• [Figure scripts]:
(begin)

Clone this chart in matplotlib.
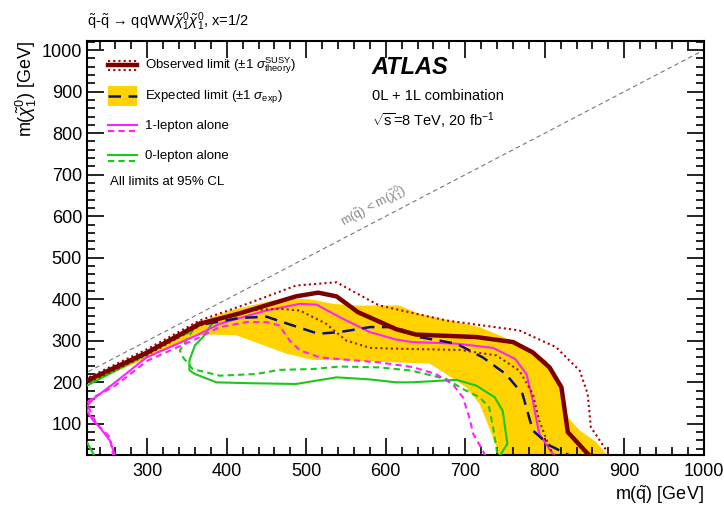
import numpy as np
import matplotlib
matplotlib.use("Agg")
import matplotlib.pyplot as plt
from matplotlib.ticker import MultipleLocator

plt.rcParams['font.family'] = ['Liberation Sans', 'DejaVu Sans']
plt.rcParams['mathtext.fontset'] = 'custom'
plt.rcParams['mathtext.rm'] = 'Liberation Sans'
plt.rcParams['mathtext.it'] = 'Liberation Sans:italic'
plt.rcParams['mathtext.bf'] = 'Liberation Sans:bold'

# observed limit
obs_x = [215, 224, 300, 366, 416, 487, 515, 538, 565, 613, 638, 714, 760, 785, 806, 821, 829, 854, 860]
obs_y = [196, 204, 272, 341, 366, 407, 416, 407, 369, 328, 315, 309, 297, 272, 236, 188, 80, 28, 20]
obs_up_x = [215, 224, 300, 366, 430, 487, 538, 580, 592, 676, 768, 814, 844, 854, 858, 879, 882]
obs_up_y = [202, 210, 280, 349, 392, 433, 441, 397, 385, 349, 325, 285, 228, 172, 92, 32, 20]
obs_dn_x = [215, 224, 300, 366, 425, 466, 492, 525, 550, 580, 613, 693, 739, 768, 785, 793, 806, 812]
obs_dn_y = [190, 198, 266, 336, 373, 377, 373, 341, 301, 283, 281, 278, 265, 228, 172, 108, 44, 20]

# expected limit and +-1 sigma band
exp_x = [215, 224, 300, 366, 416, 450, 483, 515, 542, 580, 613, 642, 689, 722, 751, 772, 785, 806, 827, 835]
exp_y = [195, 203, 270, 338, 355, 358, 337, 317, 321, 333, 333, 309, 293, 260, 220, 172, 84, 48, 28, 20]
band_up_x = [215, 224, 300, 366, 404, 458, 492, 508, 533, 563, 617, 642, 718, 768, 802, 821, 829, 844, 865, 877, 882]
band_up_y = [200, 208, 276, 345, 373, 397, 401, 399, 389, 385, 385, 365, 333, 293, 253, 188, 116, 84, 56, 28, 20]
band_dn_x = [215, 224, 300, 340, 362, 382, 412, 441, 475, 508, 550, 613, 655, 676, 701, 718, 730, 739, 743]
band_dn_y = [188, 196, 258, 292, 313, 315, 313, 293, 269, 254, 253, 248, 245, 220, 188, 148, 92, 44, 20]

# 1-lepton alone
l1_x = [261, 259, 253, 240, 232, 226, 223, 232, 257, 299, 362, 391, 450, 492, 513, 542, 580, 613, 633, 689, 735, 763, 777, 785, 793, 810, 814]
l1_y = [20, 25, 60, 92, 108, 125, 140, 160, 196, 260, 313, 341, 373, 389, 387, 357, 321, 303, 297, 293, 283, 256, 220, 156, 76, 28, 20]
l1e_x = [258, 257, 253, 236, 227, 224, 232, 257, 300, 362, 391, 425, 450, 466, 479, 492, 517, 559, 592, 633, 663, 684, 697, 705, 710, 722, 726]
l1e_y = [20, 24, 68, 100, 136, 150, 164, 188, 252, 305, 333, 345, 345, 337, 301, 277, 260, 253, 248, 237, 220, 196, 164, 116, 76, 36, 20]

# 0-lepton alone
l0_x = [215, 224, 300, 362, 366, 382, 370, 360, 353, 353, 360, 387, 425, 487, 538, 580, 613, 633, 689, 714, 737, 747, 753, 745, 742]
l0_y = [184, 192, 268, 341, 345, 343, 309, 289, 253, 229, 220, 200, 198, 196, 212, 207, 200, 200, 206, 192, 164, 132, 52, 28, 20]
l0e_x = [215, 224, 300, 357, 341, 345, 357, 391, 437, 466, 508, 542, 592, 633, 676, 697, 718, 730, 735, 739, 741]
l0e_y = [190, 198, 270, 325, 277, 260, 232, 216, 220, 230, 232, 238, 236, 228, 208, 184, 164, 140, 92, 44, 20]
l0c_x = [218, 224, 232, 234]
l0c_y = [70, 56, 28, 20]

diag = [200, 1100]

fig = plt.figure(figsize=(7.24, 5.07), dpi=100)
ax = fig.add_axes([0.120, 0.1026, 0.852, 0.8165])

ax.fill(np.r_[band_up_x, band_dn_x[::-1]], np.r_[band_up_y, band_dn_y[::-1]],
        color='#ffd200', lw=0, zorder=1)
ax.plot(diag, diag, color='#777777', ls=(0, (4, 3)), lw=0.8, zorder=1)

ax.plot(l0_x, l0_y, color='#19c819', lw=1.5, zorder=3)
ax.plot(l0c_x, l0c_y, color='#19c819', lw=1.5, zorder=3)
ax.plot(l0e_x, l0e_y, color='#19c819', lw=1.5, ls=(0, (3, 2)), zorder=3)
ax.plot(l1_x, l1_y, color='#ff22ff', lw=1.5, zorder=3)
ax.plot(l1e_x, l1e_y, color='#ff22ff', lw=1.5, ls=(0, (3, 2)), zorder=3)
ax.plot(exp_x, exp_y, color='#10107a', lw=1.8, ls=(0, (5, 3)), zorder=4)
ax.plot(obs_up_x, obs_up_y, color='#b00000', lw=1.5, ls=(0, (1, 1.5)), zorder=4)
ax.plot(obs_dn_x, obs_dn_y, color='#9a2000', lw=1.5, ls=(0, (1, 1.5)), zorder=4)
ax.plot(obs_x, obs_y, color='#7a0000', lw=3.2, zorder=5)

ax.set_xlim(224, 1000)
ax.set_ylim(25, 1022)
ax.xaxis.set_major_locator(MultipleLocator(100))
ax.xaxis.set_minor_locator(MultipleLocator(20))
ax.yaxis.set_major_locator(MultipleLocator(100))
ax.yaxis.set_minor_locator(MultipleLocator(20))
ax.tick_params(which='both', direction='in', top=True, right=True, labelsize=13, width=1.2)
ax.tick_params(which='major', length=12)
ax.tick_params(which='minor', length=6)
ax.tick_params(axis='x', pad=6)
for s in ax.spines.values():
    s.set_linewidth(1.5)

ax.set_xlabel(r"m($\tilde{\mathrm{q}}$) [GeV]", fontsize=13, loc='right', labelpad=2)
ax.set_ylabel(r"m($\tilde{\chi}^{0}_{1}$) [GeV]", fontsize=13, loc='top', labelpad=2)

fig.text(0.120, 0.957, r"$\tilde{\mathrm{q}}$-$\tilde{\mathrm{q}}$ → qqWW$\tilde{\chi}^{0}_{1}\tilde{\chi}^{0}_{1}$, x=1/2",
         fontsize=10.5, ha='left', va='center')

ax.text(585, 624, r"m($\tilde{\mathrm{q}}$) < m($\tilde{\chi}^{0}_{1}$)", color='#888888', fontsize=9,
        rotation=28, ha='center', va='center', rotation_mode='anchor')

# ATLAS labels
ax.text(0.461, 0.935, "ATLAS", transform=ax.transAxes, fontsize=17, fontweight='bold',
        fontstyle='italic', ha='left', va='center')
ax.text(0.463, 0.867, "0L + 1L combination", transform=ax.transAxes, fontsize=10.5, ha='left', va='center')
ax.text(0.463, 0.806, r"$\sqrt{\mathrm{s}}$=8 TeV, 20 fb$^{-1}$", transform=ax.transAxes, fontsize=10.5,
        ha='left', va='center')

# legend (drawn by hand)
def fx(px):
    return (px - 87) / 617.0

def fy(py):
    return (455 - py) / 414.0

hx = [fx(108), fx(137)]
tr = ax.transAxes
ax.plot(hx, [fy(65)] * 2, transform=tr, color='#7a0000', lw=3.2)
ax.plot(hx, [fy(60.5)] * 2, transform=tr, color='#b00000', lw=1.5, ls=(0, (1, 1.5)))
ax.plot(hx, [fy(69.5)] * 2, transform=tr, color='#b00000', lw=1.5, ls=(0, (1, 1.5)))
ax.add_patch(plt.Rectangle((fx(108), fy(106)), fx(137) - fx(108), fy(86) - fy(106),
                           transform=tr, color='#ffd200', lw=0))
ax.plot(hx, [fy(96)] * 2, transform=tr, color='#10107a', lw=1.8, ls=(0, (5, 3)))
ax.plot(hx, [fy(125)] * 2, transform=tr, color='#ff22ff', lw=1.5)
ax.plot(hx, [fy(131)] * 2, transform=tr, color='#ff22ff', lw=1.5, ls=(0, (3, 2)))
ax.plot(hx, [fy(155)] * 2, transform=tr, color='#19c819', lw=1.5)
ax.plot(hx, [fy(161)] * 2, transform=tr, color='#19c819', lw=1.5, ls=(0, (3, 2)))

ax.text(fx(145), fy(66), r"Observed limit ($\pm$1 $\sigma^{\mathrm{SUSY}}_{\mathrm{theory}}$)", transform=tr,
        fontsize=9.5, ha='left', va='center')
ax.text(fx(145), fy(96), r"Expected limit ($\pm$1 $\sigma_{\mathrm{exp}}$)", transform=tr,
        fontsize=9.5, ha='left', va='center')
ax.text(fx(145), fy(126), "1-lepton alone", transform=tr, fontsize=9.5, ha='left', va='center')
ax.text(fx(145), fy(156), "0-lepton alone", transform=tr, fontsize=9.5, ha='left', va='center')
ax.text(fx(110), fy(182), "All limits at 95% CL", transform=tr, fontsize=9.5, ha='left', va='center')

fig.savefig("out.png", dpi=100)
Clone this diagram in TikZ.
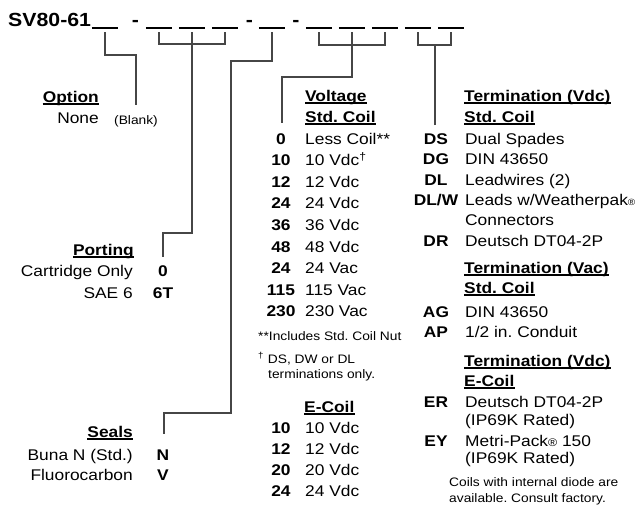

(end)

• [Work to complete]: Of the lines in the data, how many contain the word "Clone"? Provide the number and nothing further.

• [Full solution]: 2